TASK INSTRUCTIONS
Repeat exactly the lines from the line with "What D3.js code" to the line with "var otherPavementValues = [40.6, 33.2, 19.0, 6.0, 1.1];", including both, and leave out any pictures.

(Plotting code records)

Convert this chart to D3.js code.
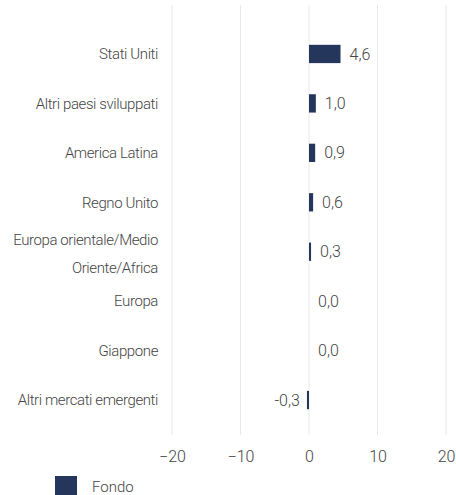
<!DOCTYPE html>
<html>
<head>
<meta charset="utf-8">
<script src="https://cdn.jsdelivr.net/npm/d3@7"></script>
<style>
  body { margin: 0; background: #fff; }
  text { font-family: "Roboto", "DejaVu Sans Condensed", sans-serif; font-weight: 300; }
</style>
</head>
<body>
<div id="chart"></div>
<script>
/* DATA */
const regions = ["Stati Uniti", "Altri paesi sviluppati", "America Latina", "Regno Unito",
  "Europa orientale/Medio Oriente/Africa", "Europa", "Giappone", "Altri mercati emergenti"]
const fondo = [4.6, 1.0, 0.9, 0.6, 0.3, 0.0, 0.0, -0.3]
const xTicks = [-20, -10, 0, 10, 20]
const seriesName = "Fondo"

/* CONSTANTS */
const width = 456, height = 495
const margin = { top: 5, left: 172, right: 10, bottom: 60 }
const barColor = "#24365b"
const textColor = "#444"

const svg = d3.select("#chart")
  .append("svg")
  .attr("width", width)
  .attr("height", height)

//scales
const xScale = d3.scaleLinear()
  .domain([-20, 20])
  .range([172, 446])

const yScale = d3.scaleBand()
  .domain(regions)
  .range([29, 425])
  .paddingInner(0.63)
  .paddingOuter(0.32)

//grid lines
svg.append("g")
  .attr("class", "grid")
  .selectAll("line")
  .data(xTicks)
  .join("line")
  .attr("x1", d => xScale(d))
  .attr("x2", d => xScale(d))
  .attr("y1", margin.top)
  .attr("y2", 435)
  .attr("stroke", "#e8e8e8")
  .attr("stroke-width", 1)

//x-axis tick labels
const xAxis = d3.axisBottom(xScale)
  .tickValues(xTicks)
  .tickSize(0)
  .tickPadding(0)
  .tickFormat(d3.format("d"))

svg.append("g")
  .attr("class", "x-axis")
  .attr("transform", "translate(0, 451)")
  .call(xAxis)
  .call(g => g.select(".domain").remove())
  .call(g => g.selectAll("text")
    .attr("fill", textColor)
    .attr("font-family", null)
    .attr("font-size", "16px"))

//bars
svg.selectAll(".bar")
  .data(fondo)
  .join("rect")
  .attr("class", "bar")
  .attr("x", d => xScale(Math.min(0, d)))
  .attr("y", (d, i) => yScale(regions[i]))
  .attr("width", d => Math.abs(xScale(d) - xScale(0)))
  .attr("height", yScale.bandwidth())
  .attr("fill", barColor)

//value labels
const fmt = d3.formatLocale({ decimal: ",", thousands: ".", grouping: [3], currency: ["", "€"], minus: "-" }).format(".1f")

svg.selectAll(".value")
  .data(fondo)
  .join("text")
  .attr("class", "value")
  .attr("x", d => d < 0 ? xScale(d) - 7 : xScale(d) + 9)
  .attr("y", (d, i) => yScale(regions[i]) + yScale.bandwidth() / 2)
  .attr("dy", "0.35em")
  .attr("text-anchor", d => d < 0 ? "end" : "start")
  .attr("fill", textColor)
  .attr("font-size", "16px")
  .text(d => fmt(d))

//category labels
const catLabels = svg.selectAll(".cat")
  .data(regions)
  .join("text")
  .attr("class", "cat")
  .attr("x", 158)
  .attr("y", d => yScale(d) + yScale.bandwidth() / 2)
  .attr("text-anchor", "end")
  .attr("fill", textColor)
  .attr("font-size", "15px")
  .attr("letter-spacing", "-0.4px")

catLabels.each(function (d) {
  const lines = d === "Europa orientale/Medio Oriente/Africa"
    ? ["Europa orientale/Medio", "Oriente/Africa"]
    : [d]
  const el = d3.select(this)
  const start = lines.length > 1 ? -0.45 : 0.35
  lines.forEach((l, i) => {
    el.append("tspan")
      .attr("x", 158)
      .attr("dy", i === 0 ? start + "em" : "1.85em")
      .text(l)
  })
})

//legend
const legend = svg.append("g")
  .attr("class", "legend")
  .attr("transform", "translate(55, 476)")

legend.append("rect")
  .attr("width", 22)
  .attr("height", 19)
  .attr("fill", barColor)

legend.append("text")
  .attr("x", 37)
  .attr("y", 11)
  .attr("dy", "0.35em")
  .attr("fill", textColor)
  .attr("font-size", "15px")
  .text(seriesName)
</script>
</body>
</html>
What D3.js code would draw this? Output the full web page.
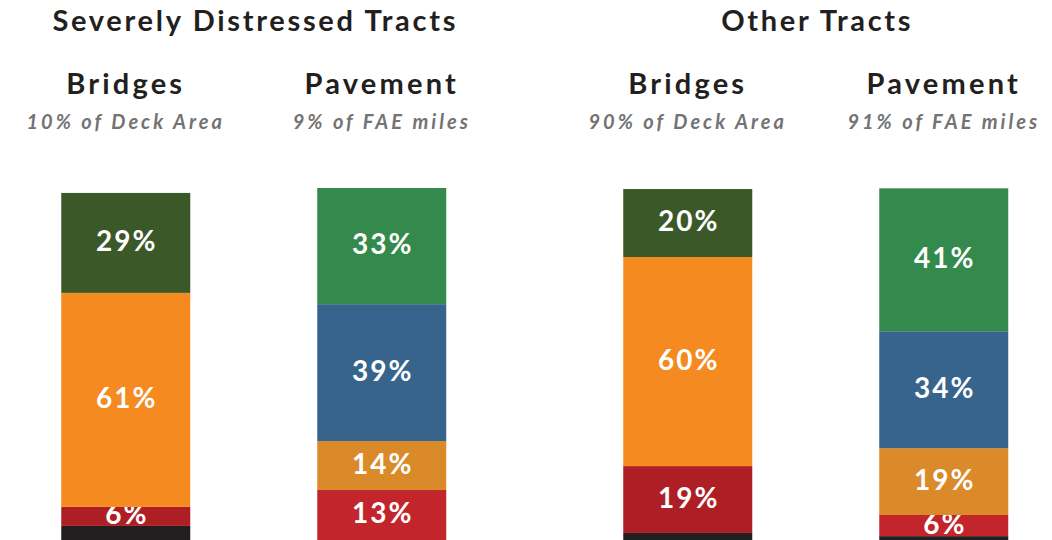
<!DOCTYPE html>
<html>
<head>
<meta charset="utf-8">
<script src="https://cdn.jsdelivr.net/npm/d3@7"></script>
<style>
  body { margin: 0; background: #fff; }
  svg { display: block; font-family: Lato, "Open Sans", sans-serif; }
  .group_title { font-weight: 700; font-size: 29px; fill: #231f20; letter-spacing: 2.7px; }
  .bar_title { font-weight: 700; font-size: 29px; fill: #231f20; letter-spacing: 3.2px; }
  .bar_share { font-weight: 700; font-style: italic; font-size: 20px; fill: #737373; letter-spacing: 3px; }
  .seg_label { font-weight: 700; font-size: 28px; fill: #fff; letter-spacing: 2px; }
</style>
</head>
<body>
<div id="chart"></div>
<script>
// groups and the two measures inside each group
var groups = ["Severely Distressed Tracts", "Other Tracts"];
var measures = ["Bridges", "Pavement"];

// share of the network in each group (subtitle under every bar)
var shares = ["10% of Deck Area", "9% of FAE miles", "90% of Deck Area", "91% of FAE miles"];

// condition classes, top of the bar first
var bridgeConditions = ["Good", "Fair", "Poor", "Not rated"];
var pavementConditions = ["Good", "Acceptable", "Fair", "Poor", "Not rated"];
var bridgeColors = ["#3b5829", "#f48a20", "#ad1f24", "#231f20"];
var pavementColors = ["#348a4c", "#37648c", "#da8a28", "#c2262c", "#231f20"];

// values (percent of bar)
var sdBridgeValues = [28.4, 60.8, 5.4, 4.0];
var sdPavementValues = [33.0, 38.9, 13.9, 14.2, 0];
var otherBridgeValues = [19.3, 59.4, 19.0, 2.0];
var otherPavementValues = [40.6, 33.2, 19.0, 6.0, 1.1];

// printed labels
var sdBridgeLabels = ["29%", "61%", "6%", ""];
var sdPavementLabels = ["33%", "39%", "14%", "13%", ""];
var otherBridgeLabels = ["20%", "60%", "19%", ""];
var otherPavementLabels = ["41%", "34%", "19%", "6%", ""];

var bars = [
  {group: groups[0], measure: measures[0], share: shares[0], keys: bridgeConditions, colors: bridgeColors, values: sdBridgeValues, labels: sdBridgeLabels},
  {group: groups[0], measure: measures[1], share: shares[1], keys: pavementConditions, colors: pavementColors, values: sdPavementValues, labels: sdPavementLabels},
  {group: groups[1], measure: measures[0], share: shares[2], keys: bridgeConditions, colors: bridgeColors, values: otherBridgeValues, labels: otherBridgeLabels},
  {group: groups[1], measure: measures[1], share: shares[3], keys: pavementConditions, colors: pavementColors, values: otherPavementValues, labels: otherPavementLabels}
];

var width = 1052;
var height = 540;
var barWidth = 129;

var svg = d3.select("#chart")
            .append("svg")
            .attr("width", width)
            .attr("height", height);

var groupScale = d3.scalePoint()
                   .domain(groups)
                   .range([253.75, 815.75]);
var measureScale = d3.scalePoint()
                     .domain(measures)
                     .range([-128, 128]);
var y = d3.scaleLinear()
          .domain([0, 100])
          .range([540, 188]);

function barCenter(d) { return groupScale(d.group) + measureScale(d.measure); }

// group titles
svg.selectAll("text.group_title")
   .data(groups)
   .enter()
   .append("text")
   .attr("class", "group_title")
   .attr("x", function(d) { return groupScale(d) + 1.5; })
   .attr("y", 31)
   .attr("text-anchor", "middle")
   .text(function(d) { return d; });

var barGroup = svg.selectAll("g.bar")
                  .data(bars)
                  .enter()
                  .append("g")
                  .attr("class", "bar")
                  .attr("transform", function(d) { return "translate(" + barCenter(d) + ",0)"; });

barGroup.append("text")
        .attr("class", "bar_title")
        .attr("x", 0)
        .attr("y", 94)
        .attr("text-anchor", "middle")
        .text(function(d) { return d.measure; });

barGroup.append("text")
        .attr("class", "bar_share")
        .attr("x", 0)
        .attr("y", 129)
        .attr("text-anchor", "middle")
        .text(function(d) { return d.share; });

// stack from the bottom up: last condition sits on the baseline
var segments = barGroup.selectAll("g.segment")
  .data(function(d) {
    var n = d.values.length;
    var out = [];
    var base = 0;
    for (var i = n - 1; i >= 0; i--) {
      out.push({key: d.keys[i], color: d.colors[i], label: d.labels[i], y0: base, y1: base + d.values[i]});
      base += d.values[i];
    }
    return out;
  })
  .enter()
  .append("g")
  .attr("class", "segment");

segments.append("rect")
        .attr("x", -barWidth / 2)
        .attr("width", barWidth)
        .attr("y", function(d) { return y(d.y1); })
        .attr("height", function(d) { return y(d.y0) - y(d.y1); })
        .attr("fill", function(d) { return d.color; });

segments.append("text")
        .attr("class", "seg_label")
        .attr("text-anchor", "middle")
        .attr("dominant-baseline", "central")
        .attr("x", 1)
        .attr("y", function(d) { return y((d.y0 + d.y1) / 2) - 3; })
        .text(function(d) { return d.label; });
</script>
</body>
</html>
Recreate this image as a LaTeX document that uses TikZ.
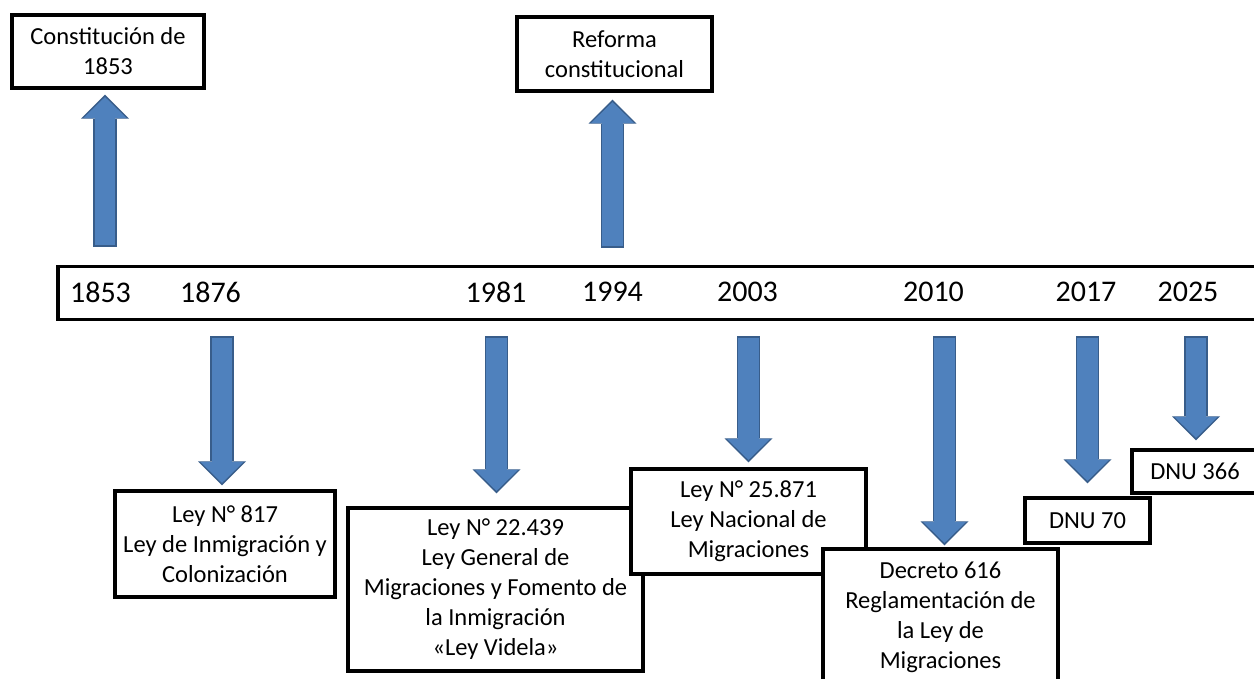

RESPONSE TO THE EXERCISE
What D3.js code would draw this? Output the full web page.
<!DOCTYPE html>
<html>
<head>
<meta charset="utf-8">
<script src="https://cdn.jsdelivr.net/npm/d3@7"></script>
<style>
  body { margin: 0; background: #fff; }
  svg { display: block; font-family: Lato, "Open Sans", sans-serif; }
  .group_title { font-weight: 700; font-size: 29px; fill: #231f20; letter-spacing: 2.7px; }
  .bar_title { font-weight: 700; font-size: 29px; fill: #231f20; letter-spacing: 3.2px; }
  .bar_share { font-weight: 700; font-style: italic; font-size: 20px; fill: #737373; letter-spacing: 3px; }
  .seg_label { font-weight: 700; font-size: 28px; fill: #fff; letter-spacing: 2px; }
</style>
</head>
<body>
<div id="chart"></div>
<script>
// groups and the two measures inside each group
var groups = ["Severely Distressed Tracts", "Other Tracts"];
var measures = ["Bridges", "Pavement"];

// share of the network in each group (subtitle under every bar)
var shares = ["10% of Deck Area", "9% of FAE miles", "90% of Deck Area", "91% of FAE miles"];

// condition classes, top of the bar first
var bridgeConditions = ["Good", "Fair", "Poor", "Not rated"];
var pavementConditions = ["Good", "Acceptable", "Fair", "Poor", "Not rated"];
var bridgeColors = ["#3b5829", "#f48a20", "#ad1f24", "#231f20"];
var pavementColors = ["#348a4c", "#37648c", "#da8a28", "#c2262c", "#231f20"];

// values (percent of bar)
var sdBridgeValues = [28.4, 60.8, 5.4, 4.0];
var sdPavementValues = [33.0, 38.9, 13.9, 14.2, 0];
var otherBridgeValues = [19.3, 59.4, 19.0, 2.0];
var otherPavementValues = [40.6, 33.2, 19.0, 6.0, 1.1];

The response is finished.